Yeah I definitely hear you on the long-horizon as a young professional. I didn't start making money / investing until recently so missed the whole post-08 run up, but feel like it's foolish to put all my newly acquired money in now when it feels like the upside / downside trade is unfavorable. Thoughts? I mean you just recommended to have large exposure to stocks, but you're probably up huge over the last 2-3 years and have some downside cushion whereas fresh investment could go negative real quick (in my mind I see a large downside). Mostly word vomit but maybe a thread of rational thought in there somewhere.

Appreciate all your thoughts.

 

I think the bond market is in an "in between" period right now in the US....it is still too far away from actual fed hiking to be selling, especially given the carry in the belly of the US curve both outright and especially relative to other markets, however I also think the blow-off top we saw a few weeks ago is likely to be the low yield that we see for this cycle. I have no large position in any fixed income product right now, I think that at this time next year we probably will have signifigantly higher US rates, but I don't think it is likely to happen until H2 2015. I also do think that the Fed will be in at least attempting to hike next summer which used to be consensus or even on the dovish side, but now qualifies as a "hawkish" view given the shift in sentiment...I am always wary when my opinion doesn't change but market sentiment shifts drastically such that my opinion relative to the "herd" changes by alot.

 

Just curious, do you focus on mainly short-term, perhaps primarily technically-driven moves when you have no large positions on? Or do you express your longer term views in very small size, and add to them when the environment changes? I guess you can have trades that work regardless, but basically when there's a lot of near-term uncertainty do you mainly trade opportunistically/tactically or mainly sit and wait (e.g. in cash)?Thanks.

 
StJamesPark

I'm short Treasuries (small amount) but it's been a loser so far.

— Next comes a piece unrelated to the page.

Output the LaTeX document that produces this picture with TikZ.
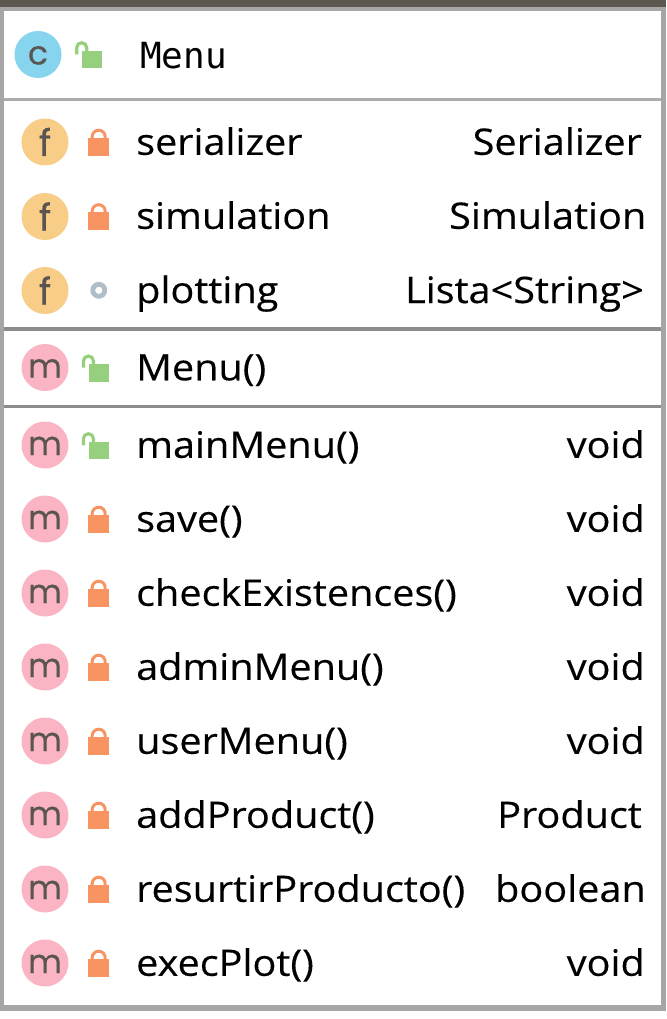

I would never be comfortable with shorting Treasuries in a ZIRP environment.

 

I don't really see anything interesting on the fixed income side. As Bondarb sayd it's a bit of an "in between" period.

The strong dollar seems like the biggest thing going on at the moment. While it gives the Fed another excuse to wait on hiking rates (especially given what everybody else is doing), the dollar is very clearly King Kong right now. It remains to be seen if a clear majority in Congress means bigger US deficits, but that probably has only a marginal impact on US dollar strength perceptions at the moment and won't be obvious for a while.

Shorting equities with large fx exposure is interesting at the moment. Especially the guys who've been relying on international markets and EMs for earnings growth because their US operations have reached maturity. Not only are a lot of EMs and Europe weak right now, profits get hit by the strong dollar as well.

The commodity side is tricky. I doubt oil is going to make another big leg down and most big oil traders agree. But it could be stuck in the current range for a while. Coal and iron ore could still fall a lot more given the attitude of the majors ex-Glenstrata (trying to put the squeeze on higher-cost independents).

I don't follow gold too closely but it seems like only a combination of QE in Europe and Fed hints a first rate hike would come significantly later in 2015 would do the trick for gold to catch a serious bid.